Twitter users were quick to point out that it would likely fall on women to take up the role as sole caregivers to children should Drazkowski’s radical idea be actually implemented, and that families with smaller incomes would be harmed the most by such a draconian policy.

“How long before women are banned from the workforce?” asked one user.

“Oh, so more women out of the workforce. This is the @GOP’s goal,” opined another user on the platform.

“This would hurt low income families the most,” yet another user pointed out.

Despite Drazkowski’s complaints about early education – and his errant belief that a “government school” is a corrupting influence on children – the benefits of early childhood education are widely acknowledged, even several years beyond when students take part in such learning. According to an analysis by Harvard in 2018, for instance, enrolling students in pre-kindergarten classes resulted in higher rates of high school graduation for those children later on, versus lower rates for those who did not take part.

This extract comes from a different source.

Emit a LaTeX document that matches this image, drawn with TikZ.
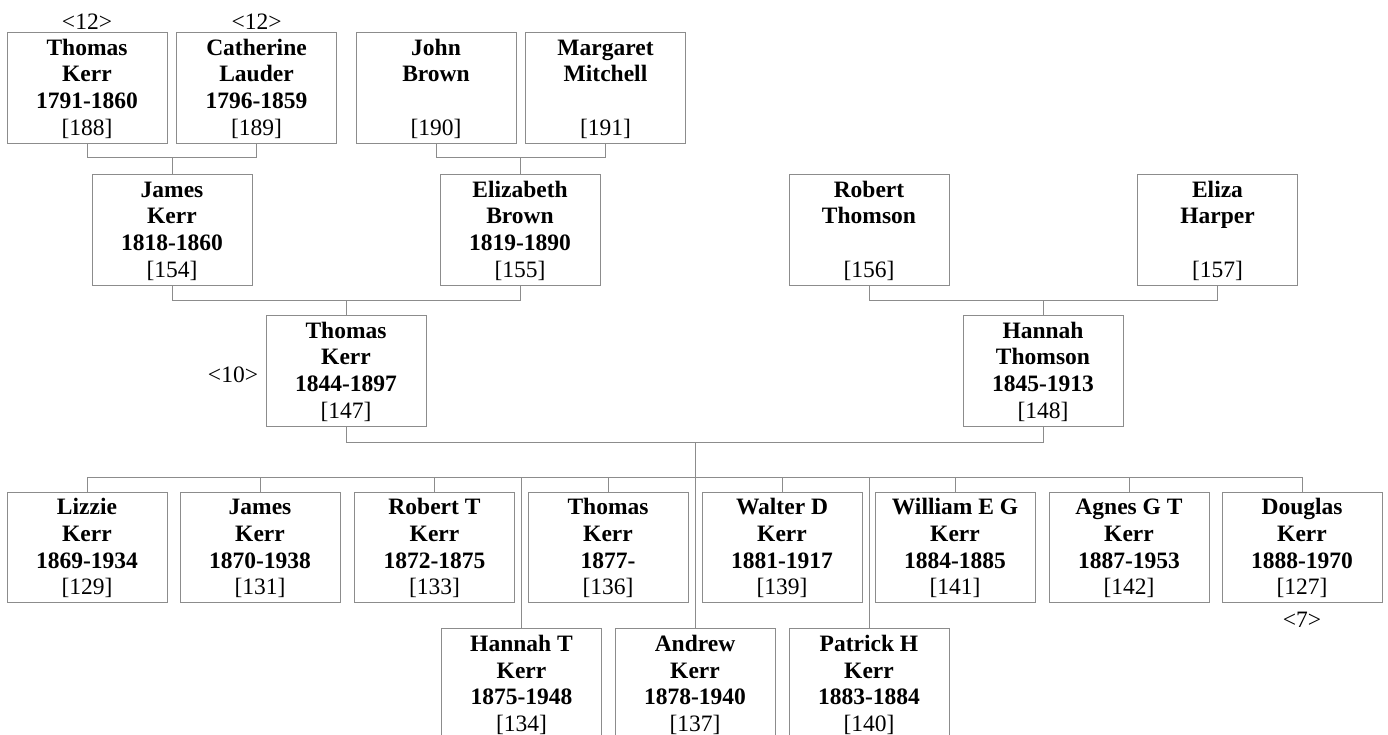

Drazkowski is no stranger to attacking public schools, oftentimes employing false claims in order to justify his ire. Late last month, for example, Drazkowski was among a group of Republican lawmakers in the state who latched onto a debunked news story about children in a Michigan school district having their request for litter boxes approved because they identified as cats.

There is no truth to the story, but it was brought up, nonetheless, by Republican state lawmakers during a debate on the Minnesota House floor regarding the treatment of transgender students in public schools. While making hateful anti-trans statements in that same debate, Drazkowski complained about being called cisgender – even though he is indeed cisgendered – and took callous pleasure in claiming that his gender identity was, in his words, “the way God designed you.”